___ Data to use

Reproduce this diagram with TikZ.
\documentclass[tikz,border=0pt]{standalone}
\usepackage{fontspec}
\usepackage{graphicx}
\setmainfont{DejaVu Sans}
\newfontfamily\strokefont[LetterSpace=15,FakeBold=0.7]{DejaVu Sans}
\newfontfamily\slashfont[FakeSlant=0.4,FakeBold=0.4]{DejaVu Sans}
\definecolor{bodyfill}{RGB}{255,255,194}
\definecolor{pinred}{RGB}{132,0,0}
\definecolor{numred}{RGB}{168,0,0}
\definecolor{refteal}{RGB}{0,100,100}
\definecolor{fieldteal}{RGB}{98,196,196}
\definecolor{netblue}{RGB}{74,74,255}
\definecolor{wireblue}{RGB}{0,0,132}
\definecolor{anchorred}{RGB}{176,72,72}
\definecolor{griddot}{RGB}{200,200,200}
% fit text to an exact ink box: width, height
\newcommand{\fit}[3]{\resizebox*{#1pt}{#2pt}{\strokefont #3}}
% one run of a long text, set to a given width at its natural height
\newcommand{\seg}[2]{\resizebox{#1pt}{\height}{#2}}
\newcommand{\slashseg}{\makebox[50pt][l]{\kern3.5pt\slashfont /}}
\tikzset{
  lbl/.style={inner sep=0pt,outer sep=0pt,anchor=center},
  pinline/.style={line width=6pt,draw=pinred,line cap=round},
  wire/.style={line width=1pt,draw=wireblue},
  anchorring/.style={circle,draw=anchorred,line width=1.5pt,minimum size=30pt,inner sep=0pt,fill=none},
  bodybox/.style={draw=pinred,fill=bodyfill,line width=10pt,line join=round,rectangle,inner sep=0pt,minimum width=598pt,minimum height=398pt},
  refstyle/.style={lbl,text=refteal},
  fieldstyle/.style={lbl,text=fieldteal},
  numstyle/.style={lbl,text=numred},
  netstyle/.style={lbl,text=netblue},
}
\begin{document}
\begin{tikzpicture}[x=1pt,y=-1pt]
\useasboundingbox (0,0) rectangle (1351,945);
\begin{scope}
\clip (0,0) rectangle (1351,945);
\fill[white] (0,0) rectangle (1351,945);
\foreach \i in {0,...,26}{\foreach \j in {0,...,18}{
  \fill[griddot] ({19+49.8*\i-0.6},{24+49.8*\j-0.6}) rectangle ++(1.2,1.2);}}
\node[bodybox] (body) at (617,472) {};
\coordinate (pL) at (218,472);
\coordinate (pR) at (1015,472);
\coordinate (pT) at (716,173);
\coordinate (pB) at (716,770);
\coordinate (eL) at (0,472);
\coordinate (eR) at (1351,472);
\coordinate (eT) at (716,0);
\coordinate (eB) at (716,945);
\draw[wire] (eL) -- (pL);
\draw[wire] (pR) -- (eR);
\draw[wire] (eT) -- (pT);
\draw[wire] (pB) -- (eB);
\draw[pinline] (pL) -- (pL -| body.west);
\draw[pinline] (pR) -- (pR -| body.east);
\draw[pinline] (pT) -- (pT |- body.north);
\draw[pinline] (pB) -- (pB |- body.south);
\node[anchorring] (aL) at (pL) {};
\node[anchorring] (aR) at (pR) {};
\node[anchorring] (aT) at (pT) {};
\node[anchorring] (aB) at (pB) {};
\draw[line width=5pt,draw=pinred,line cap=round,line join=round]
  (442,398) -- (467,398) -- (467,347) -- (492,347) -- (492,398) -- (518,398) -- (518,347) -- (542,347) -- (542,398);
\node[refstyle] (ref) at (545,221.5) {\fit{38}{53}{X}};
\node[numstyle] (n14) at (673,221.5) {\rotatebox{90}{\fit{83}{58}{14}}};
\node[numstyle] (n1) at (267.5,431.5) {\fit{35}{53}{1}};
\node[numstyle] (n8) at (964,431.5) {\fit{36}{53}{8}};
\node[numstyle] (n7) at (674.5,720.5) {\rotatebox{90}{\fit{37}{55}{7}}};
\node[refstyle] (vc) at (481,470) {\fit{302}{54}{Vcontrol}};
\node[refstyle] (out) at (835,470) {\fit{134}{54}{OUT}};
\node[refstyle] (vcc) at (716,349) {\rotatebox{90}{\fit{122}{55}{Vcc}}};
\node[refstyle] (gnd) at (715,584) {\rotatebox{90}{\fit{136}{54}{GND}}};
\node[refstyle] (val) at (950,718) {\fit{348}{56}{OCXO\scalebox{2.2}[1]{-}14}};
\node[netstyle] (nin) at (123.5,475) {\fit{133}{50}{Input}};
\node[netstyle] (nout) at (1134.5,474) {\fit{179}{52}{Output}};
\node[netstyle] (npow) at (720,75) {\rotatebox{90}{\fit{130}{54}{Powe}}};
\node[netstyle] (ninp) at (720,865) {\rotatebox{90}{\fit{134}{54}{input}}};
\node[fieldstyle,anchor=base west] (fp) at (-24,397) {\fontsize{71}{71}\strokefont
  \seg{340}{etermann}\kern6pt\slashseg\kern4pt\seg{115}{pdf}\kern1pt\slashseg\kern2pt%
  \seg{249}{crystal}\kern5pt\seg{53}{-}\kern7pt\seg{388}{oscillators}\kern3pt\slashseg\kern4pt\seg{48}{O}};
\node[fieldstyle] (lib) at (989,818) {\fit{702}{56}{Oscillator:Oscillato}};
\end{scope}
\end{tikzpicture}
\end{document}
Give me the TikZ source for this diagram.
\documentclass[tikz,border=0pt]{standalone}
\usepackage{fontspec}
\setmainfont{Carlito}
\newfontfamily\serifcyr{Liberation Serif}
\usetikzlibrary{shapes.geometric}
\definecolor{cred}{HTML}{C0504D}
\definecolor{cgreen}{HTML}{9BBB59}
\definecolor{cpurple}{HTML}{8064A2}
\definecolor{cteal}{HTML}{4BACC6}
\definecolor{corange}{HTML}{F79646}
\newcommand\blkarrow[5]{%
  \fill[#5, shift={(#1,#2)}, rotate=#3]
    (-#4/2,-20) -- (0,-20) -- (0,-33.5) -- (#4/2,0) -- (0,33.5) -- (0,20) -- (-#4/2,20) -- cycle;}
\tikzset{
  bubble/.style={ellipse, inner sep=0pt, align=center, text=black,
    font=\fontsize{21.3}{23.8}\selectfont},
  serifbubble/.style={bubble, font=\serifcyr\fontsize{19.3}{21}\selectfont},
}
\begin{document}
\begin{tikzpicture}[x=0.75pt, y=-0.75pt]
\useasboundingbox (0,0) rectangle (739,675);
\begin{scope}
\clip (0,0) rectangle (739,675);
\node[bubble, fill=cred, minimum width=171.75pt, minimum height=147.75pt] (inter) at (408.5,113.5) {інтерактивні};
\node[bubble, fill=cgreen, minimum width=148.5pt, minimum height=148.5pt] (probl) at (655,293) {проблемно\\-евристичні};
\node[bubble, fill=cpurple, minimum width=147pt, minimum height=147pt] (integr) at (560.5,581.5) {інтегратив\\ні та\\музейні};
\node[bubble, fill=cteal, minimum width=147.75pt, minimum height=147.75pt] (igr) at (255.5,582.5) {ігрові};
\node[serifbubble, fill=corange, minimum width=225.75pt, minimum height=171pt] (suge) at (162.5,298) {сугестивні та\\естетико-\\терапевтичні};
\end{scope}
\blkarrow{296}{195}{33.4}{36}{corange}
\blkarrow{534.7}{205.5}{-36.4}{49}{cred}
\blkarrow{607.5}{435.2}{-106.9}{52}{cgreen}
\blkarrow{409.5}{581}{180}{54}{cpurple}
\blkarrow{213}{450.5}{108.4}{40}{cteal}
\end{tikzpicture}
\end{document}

______

Work to complete: Write all of the records out again exactly.

Answer to this exercise:
Reproduce this diagram with TikZ.
\documentclass[tikz,border=0pt]{standalone}
\usepackage{fontspec}
\usepackage{graphicx}
\setmainfont{DejaVu Sans}
\newfontfamily\strokefont[LetterSpace=15,FakeBold=0.7]{DejaVu Sans}
\newfontfamily\slashfont[FakeSlant=0.4,FakeBold=0.4]{DejaVu Sans}
\definecolor{bodyfill}{RGB}{255,255,194}
\definecolor{pinred}{RGB}{132,0,0}
\definecolor{numred}{RGB}{168,0,0}
\definecolor{refteal}{RGB}{0,100,100}
\definecolor{fieldteal}{RGB}{98,196,196}
\definecolor{netblue}{RGB}{74,74,255}
\definecolor{wireblue}{RGB}{0,0,132}
\definecolor{anchorred}{RGB}{176,72,72}
\definecolor{griddot}{RGB}{200,200,200}
% fit text to an exact ink box: width, height
\newcommand{\fit}[3]{\resizebox*{#1pt}{#2pt}{\strokefont #3}}
% one run of a long text, set to a given width at its natural height
\newcommand{\seg}[2]{\resizebox{#1pt}{\height}{#2}}
\newcommand{\slashseg}{\makebox[50pt][l]{\kern3.5pt\slashfont /}}
\tikzset{
  lbl/.style={inner sep=0pt,outer sep=0pt,anchor=center},
  pinline/.style={line width=6pt,draw=pinred,line cap=round},
  wire/.style={line width=1pt,draw=wireblue},
  anchorring/.style={circle,draw=anchorred,line width=1.5pt,minimum size=30pt,inner sep=0pt,fill=none},
  bodybox/.style={draw=pinred,fill=bodyfill,line width=10pt,line join=round,rectangle,inner sep=0pt,minimum width=598pt,minimum height=398pt},
  refstyle/.style={lbl,text=refteal},
  fieldstyle/.style={lbl,text=fieldteal},
  numstyle/.style={lbl,text=numred},
  netstyle/.style={lbl,text=netblue},
}
\begin{document}
\begin{tikzpicture}[x=1pt,y=-1pt]
\useasboundingbox (0,0) rectangle (1351,945);
\begin{scope}
\clip (0,0) rectangle (1351,945);
\fill[white] (0,0) rectangle (1351,945);
\foreach \i in {0,...,26}{\foreach \j in {0,...,18}{
  \fill[griddot] ({19+49.8*\i-0.6},{24+49.8*\j-0.6}) rectangle ++(1.2,1.2);}}
\node[bodybox] (body) at (617,472) {};
\coordinate (pL) at (218,472);
\coordinate (pR) at (1015,472);
\coordinate (pT) at (716,173);
\coordinate (pB) at (716,770);
\coordinate (eL) at (0,472);
\coordinate (eR) at (1351,472);
\coordinate (eT) at (716,0);
\coordinate (eB) at (716,945);
\draw[wire] (eL) -- (pL);
\draw[wire] (pR) -- (eR);
\draw[wire] (eT) -- (pT);
\draw[wire] (pB) -- (eB);
\draw[pinline] (pL) -- (pL -| body.west);
\draw[pinline] (pR) -- (pR -| body.east);
\draw[pinline] (pT) -- (pT |- body.north);
\draw[pinline] (pB) -- (pB |- body.south);
\node[anchorring] (aL) at (pL) {};
\node[anchorring] (aR) at (pR) {};
\node[anchorring] (aT) at (pT) {};
\node[anchorring] (aB) at (pB) {};
\draw[line width=5pt,draw=pinred,line cap=round,line join=round]
  (442,398) -- (467,398) -- (467,347) -- (492,347) -- (492,398) -- (518,398) -- (518,347) -- (542,347) -- (542,398);
\node[refstyle] (ref) at (545,221.5) {\fit{38}{53}{X}};
\node[numstyle] (n14) at (673,221.5) {\rotatebox{90}{\fit{83}{58}{14}}};
\node[numstyle] (n1) at (267.5,431.5) {\fit{35}{53}{1}};
\node[numstyle] (n8) at (964,431.5) {\fit{36}{53}{8}};
\node[numstyle] (n7) at (674.5,720.5) {\rotatebox{90}{\fit{37}{55}{7}}};
\node[refstyle] (vc) at (481,470) {\fit{302}{54}{Vcontrol}};
\node[refstyle] (out) at (835,470) {\fit{134}{54}{OUT}};
\node[refstyle] (vcc) at (716,349) {\rotatebox{90}{\fit{122}{55}{Vcc}}};
\node[refstyle] (gnd) at (715,584) {\rotatebox{90}{\fit{136}{54}{GND}}};
\node[refstyle] (val) at (950,718) {\fit{348}{56}{OCXO\scalebox{2.2}[1]{-}14}};
\node[netstyle] (nin) at (123.5,475) {\fit{133}{50}{Input}};
\node[netstyle] (nout) at (1134.5,474) {\fit{179}{52}{Output}};
\node[netstyle] (npow) at (720,75) {\rotatebox{90}{\fit{130}{54}{Powe}}};
\node[netstyle] (ninp) at (720,865) {\rotatebox{90}{\fit{134}{54}{input}}};
\node[fieldstyle,anchor=base west] (fp) at (-24,397) {\fontsize{71}{71}\strokefont
  \seg{340}{etermann}\kern6pt\slashseg\kern4pt\seg{115}{pdf}\kern1pt\slashseg\kern2pt%
  \seg{249}{crystal}\kern5pt\seg{53}{-}\kern7pt\seg{388}{oscillators}\kern3pt\slashseg\kern4pt\seg{48}{O}};
\node[fieldstyle] (lib) at (989,818) {\fit{702}{56}{Oscillator:Oscillato}};
\end{scope}
\end{tikzpicture}
\end{document}
Give me the TikZ source for this diagram.
\documentclass[tikz,border=0pt]{standalone}
\usepackage{fontspec}
\setmainfont{Carlito}
\newfontfamily\serifcyr{Liberation Serif}
\usetikzlibrary{shapes.geometric}
\definecolor{cred}{HTML}{C0504D}
\definecolor{cgreen}{HTML}{9BBB59}
\definecolor{cpurple}{HTML}{8064A2}
\definecolor{cteal}{HTML}{4BACC6}
\definecolor{corange}{HTML}{F79646}
\newcommand\blkarrow[5]{%
  \fill[#5, shift={(#1,#2)}, rotate=#3]
    (-#4/2,-20) -- (0,-20) -- (0,-33.5) -- (#4/2,0) -- (0,33.5) -- (0,20) -- (-#4/2,20) -- cycle;}
\tikzset{
  bubble/.style={ellipse, inner sep=0pt, align=center, text=black,
    font=\fontsize{21.3}{23.8}\selectfont},
  serifbubble/.style={bubble, font=\serifcyr\fontsize{19.3}{21}\selectfont},
}
\begin{document}
\begin{tikzpicture}[x=0.75pt, y=-0.75pt]
\useasboundingbox (0,0) rectangle (739,675);
\begin{scope}
\clip (0,0) rectangle (739,675);
\node[bubble, fill=cred, minimum width=171.75pt, minimum height=147.75pt] (inter) at (408.5,113.5) {інтерактивні};
\node[bubble, fill=cgreen, minimum width=148.5pt, minimum height=148.5pt] (probl) at (655,293) {проблемно\\-евристичні};
\node[bubble, fill=cpurple, minimum width=147pt, minimum height=147pt] (integr) at (560.5,581.5) {інтегратив\\ні та\\музейні};
\node[bubble, fill=cteal, minimum width=147.75pt, minimum height=147.75pt] (igr) at (255.5,582.5) {ігрові};
\node[serifbubble, fill=corange, minimum width=225.75pt, minimum height=171pt] (suge) at (162.5,298) {сугестивні та\\естетико-\\терапевтичні};
\end{scope}
\blkarrow{296}{195}{33.4}{36}{corange}
\blkarrow{534.7}{205.5}{-36.4}{49}{cred}
\blkarrow{607.5}{435.2}{-106.9}{52}{cgreen}
\blkarrow{409.5}{581}{180}{54}{cpurple}
\blkarrow{213}{450.5}{108.4}{40}{cteal}
\end{tikzpicture}
\end{document}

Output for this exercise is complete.